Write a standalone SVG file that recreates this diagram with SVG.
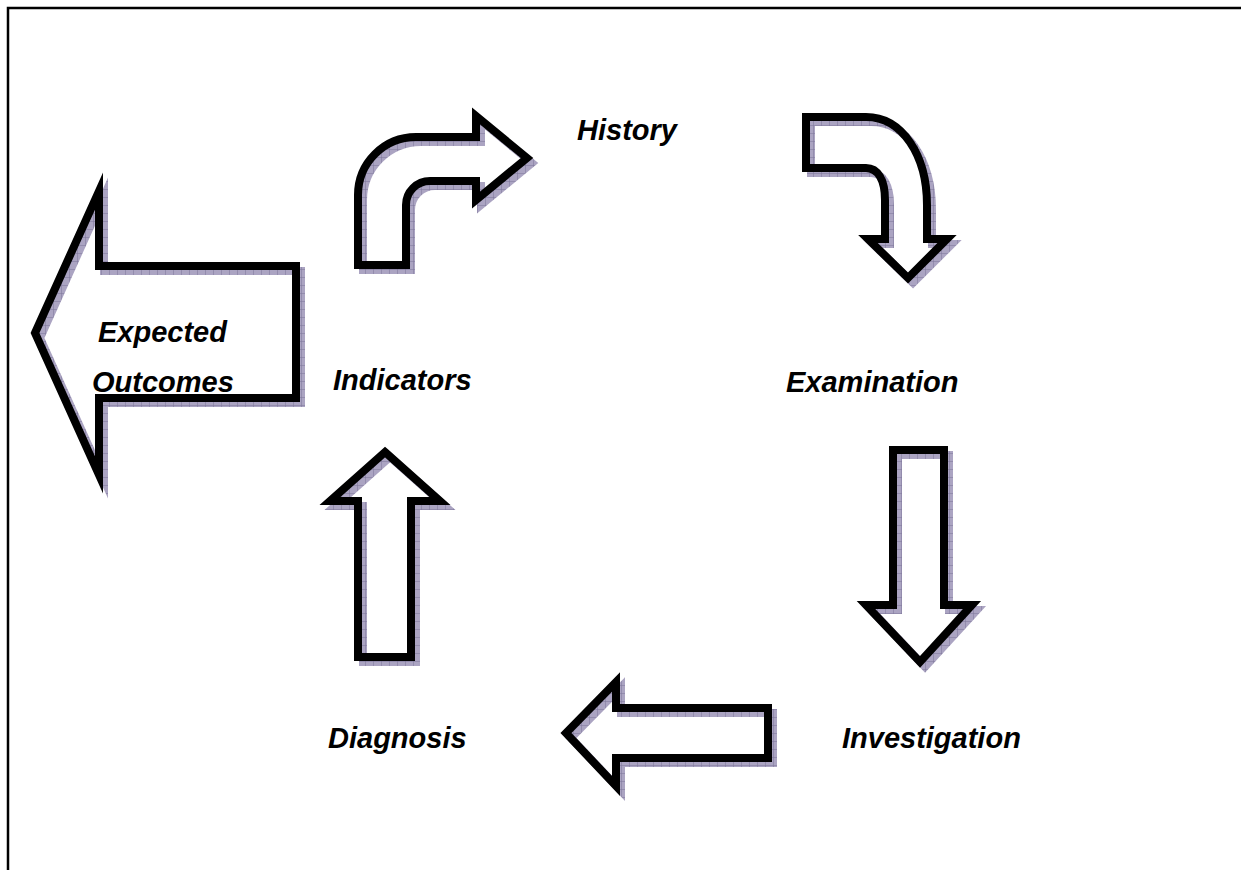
<svg xmlns="http://www.w3.org/2000/svg" xmlns:xlink="http://www.w3.org/1999/xlink" width="1241" height="870" viewBox="0 0 1241 870">
<style>
.lbl{font-family:"Liberation Sans",Arial,sans-serif;font-size:29px;font-weight:bold;font-style:italic;fill:#000}
.arrow{fill:none;stroke:#000;stroke-width:8;stroke-linejoin:miter;stroke-miterlimit:10}
.shadow{fill:none;stroke:url(#hatch);stroke-width:8;stroke-linejoin:miter;stroke-miterlimit:10}
.frame{stroke:#000;stroke-width:2.5;fill:none}
</style>
<defs>
<pattern id="hatch" patternUnits="userSpaceOnUse" width="8" height="8">
<rect width="8" height="8" fill="#aba4c2"/>
<path d="M0 0V8M0 0H8" stroke="#7c7499" stroke-width="1"/>
</pattern>
<path id="a-curve1" d="M358,265 L358,195 A58,58 0 0 1 416,137 L476,137 L476,116 L527,158 L476,200 L476,181 L430,181 A24,24 0 0 0 406,205 L406,265 Z"/>
<path id="a-curve2" d="M806,117 L866,117 C902,117 927,155 927,205 L927,239 L947,239 L908,278 L868,239 L885,239 L885,200 C885,180 878,168 866,168 L806,168 Z"/>
<path id="a-down" d="M893,450 L944,450 L944,605 L972,605 L920,662 L866,605 L893,605 Z"/>
<path id="a-left" d="M566,733 L616,682 L616,708 L768,708 L768,758 L616,758 L616,786 Z"/>
<path id="a-up" d="M385,452 L440,501 L411,501 L411,657 L358,657 L358,501 L330,501 Z"/>
<path id="a-out" d="M35,333 L99,191 L99,266 L296,266 L296,398 L99,398 L99,475 Z"/>
</defs>
<rect width="1241" height="870" fill="#fff"/>
<g id="frame">
<path class="frame" d="M8,870 L8,8 L1241,8"/>
</g>
<g id="connectors">
<g transform="translate(5,5)">
<use xlink:href="#a-curve1" class="shadow"/>
<use xlink:href="#a-curve2" class="shadow"/>
<use xlink:href="#a-down" class="shadow"/>
<use xlink:href="#a-left" class="shadow"/>
<use xlink:href="#a-up" class="shadow"/>
</g>
<use xlink:href="#a-curve1" class="arrow"/>
<use xlink:href="#a-curve2" class="arrow"/>
<use xlink:href="#a-down" class="arrow"/>
<use xlink:href="#a-left" class="arrow"/>
<use xlink:href="#a-up" class="arrow"/>
</g>
<g id="node-expected-outcomes">
<use xlink:href="#a-out" class="shadow" transform="translate(5,5)"/>
<use xlink:href="#a-out" class="arrow"/>
<text class="lbl" x="98" y="342">Expected</text>
<text class="lbl" x="92" y="392">Outcomes</text>
</g>
<g id="node-history"><text class="lbl" x="577" y="140">History</text></g>
<g id="node-examination"><text class="lbl" x="786" y="392">Examination</text></g>
<g id="node-investigation"><text class="lbl" x="842" y="748">Investigation</text></g>
<g id="node-diagnosis"><text class="lbl" x="328" y="748">Diagnosis</text></g>
<g id="node-indicators"><text class="lbl" x="333" y="390">Indicators</text></g>
</svg>
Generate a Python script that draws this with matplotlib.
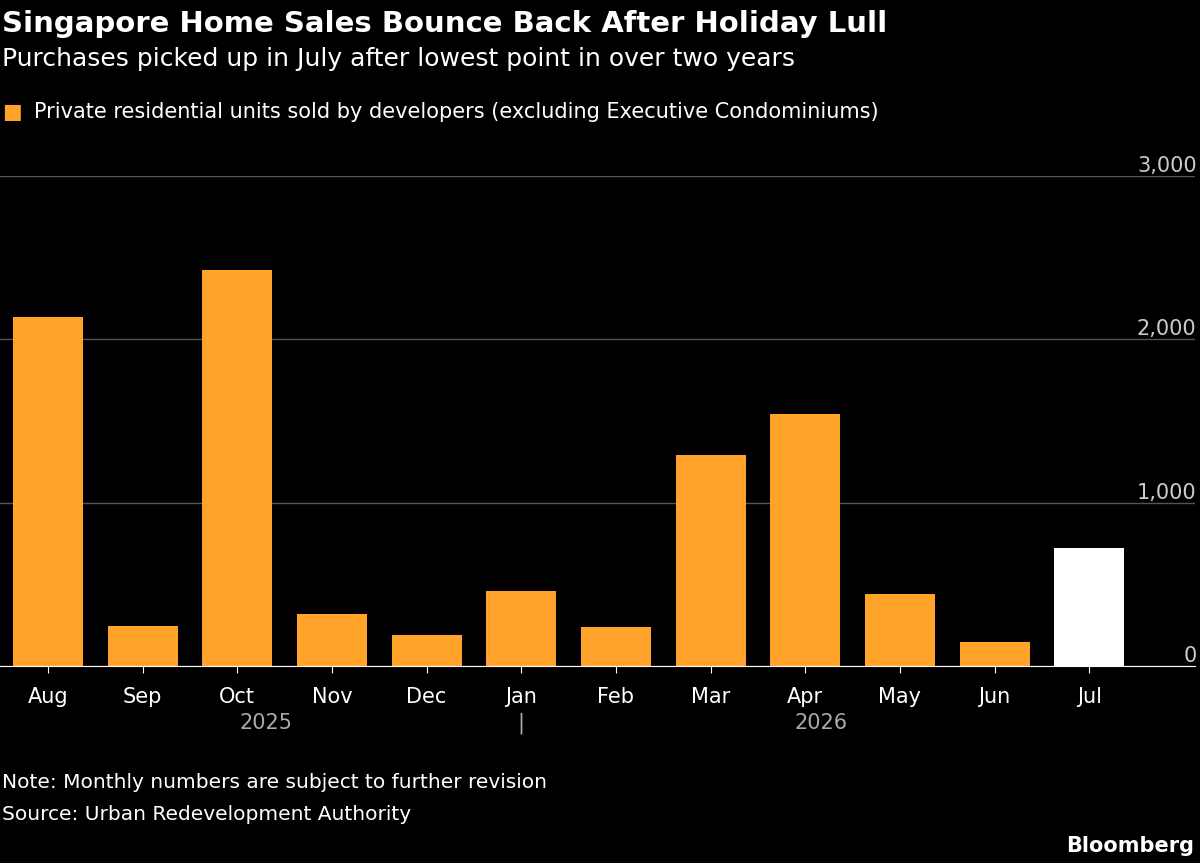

=== WORK TO BE COMPLETED ===
Copy the listing exactly. Any image in it stays out of the copy.

=== SOLUTION TO THIS EXERCISE ===
Write a standalone SVG file that recreates this diagram with SVG.
<svg xmlns="http://www.w3.org/2000/svg" xmlns:xlink="http://www.w3.org/1999/xlink" width="1241" height="870" viewBox="0 0 1241 870">
<style>
.lbl{font-family:"Liberation Sans",Arial,sans-serif;font-size:29px;font-weight:bold;font-style:italic;fill:#000}
.arrow{fill:none;stroke:#000;stroke-width:8;stroke-linejoin:miter;stroke-miterlimit:10}
.shadow{fill:none;stroke:url(#hatch);stroke-width:8;stroke-linejoin:miter;stroke-miterlimit:10}
.frame{stroke:#000;stroke-width:2.5;fill:none}
</style>
<defs>
<pattern id="hatch" patternUnits="userSpaceOnUse" width="8" height="8">
<rect width="8" height="8" fill="#aba4c2"/>
<path d="M0 0V8M0 0H8" stroke="#7c7499" stroke-width="1"/>
</pattern>
<path id="a-curve1" d="M358,265 L358,195 A58,58 0 0 1 416,137 L476,137 L476,116 L527,158 L476,200 L476,181 L430,181 A24,24 0 0 0 406,205 L406,265 Z"/>
<path id="a-curve2" d="M806,117 L866,117 C902,117 927,155 927,205 L927,239 L947,239 L908,278 L868,239 L885,239 L885,200 C885,180 878,168 866,168 L806,168 Z"/>
<path id="a-down" d="M893,450 L944,450 L944,605 L972,605 L920,662 L866,605 L893,605 Z"/>
<path id="a-left" d="M566,733 L616,682 L616,708 L768,708 L768,758 L616,758 L616,786 Z"/>
<path id="a-up" d="M385,452 L440,501 L411,501 L411,657 L358,657 L358,501 L330,501 Z"/>
<path id="a-out" d="M35,333 L99,191 L99,266 L296,266 L296,398 L99,398 L99,475 Z"/>
</defs>
<rect width="1241" height="870" fill="#fff"/>
<g id="frame">
<path class="frame" d="M8,870 L8,8 L1241,8"/>
</g>
<g id="connectors">
<g transform="translate(5,5)">
<use xlink:href="#a-curve1" class="shadow"/>
<use xlink:href="#a-curve2" class="shadow"/>
<use xlink:href="#a-down" class="shadow"/>
<use xlink:href="#a-left" class="shadow"/>
<use xlink:href="#a-up" class="shadow"/>
</g>
<use xlink:href="#a-curve1" class="arrow"/>
<use xlink:href="#a-curve2" class="arrow"/>
<use xlink:href="#a-down" class="arrow"/>
<use xlink:href="#a-left" class="arrow"/>
<use xlink:href="#a-up" class="arrow"/>
</g>
<g id="node-expected-outcomes">
<use xlink:href="#a-out" class="shadow" transform="translate(5,5)"/>
<use xlink:href="#a-out" class="arrow"/>
<text class="lbl" x="98" y="342">Expected</text>
<text class="lbl" x="92" y="392">Outcomes</text>
</g>
<g id="node-history"><text class="lbl" x="577" y="140">History</text></g>
<g id="node-examination"><text class="lbl" x="786" y="392">Examination</text></g>
<g id="node-investigation"><text class="lbl" x="842" y="748">Investigation</text></g>
<g id="node-diagnosis"><text class="lbl" x="328" y="748">Diagnosis</text></g>
<g id="node-indicators"><text class="lbl" x="333" y="390">Indicators</text></g>
</svg>
Generate a Python script that draws this with matplotlib.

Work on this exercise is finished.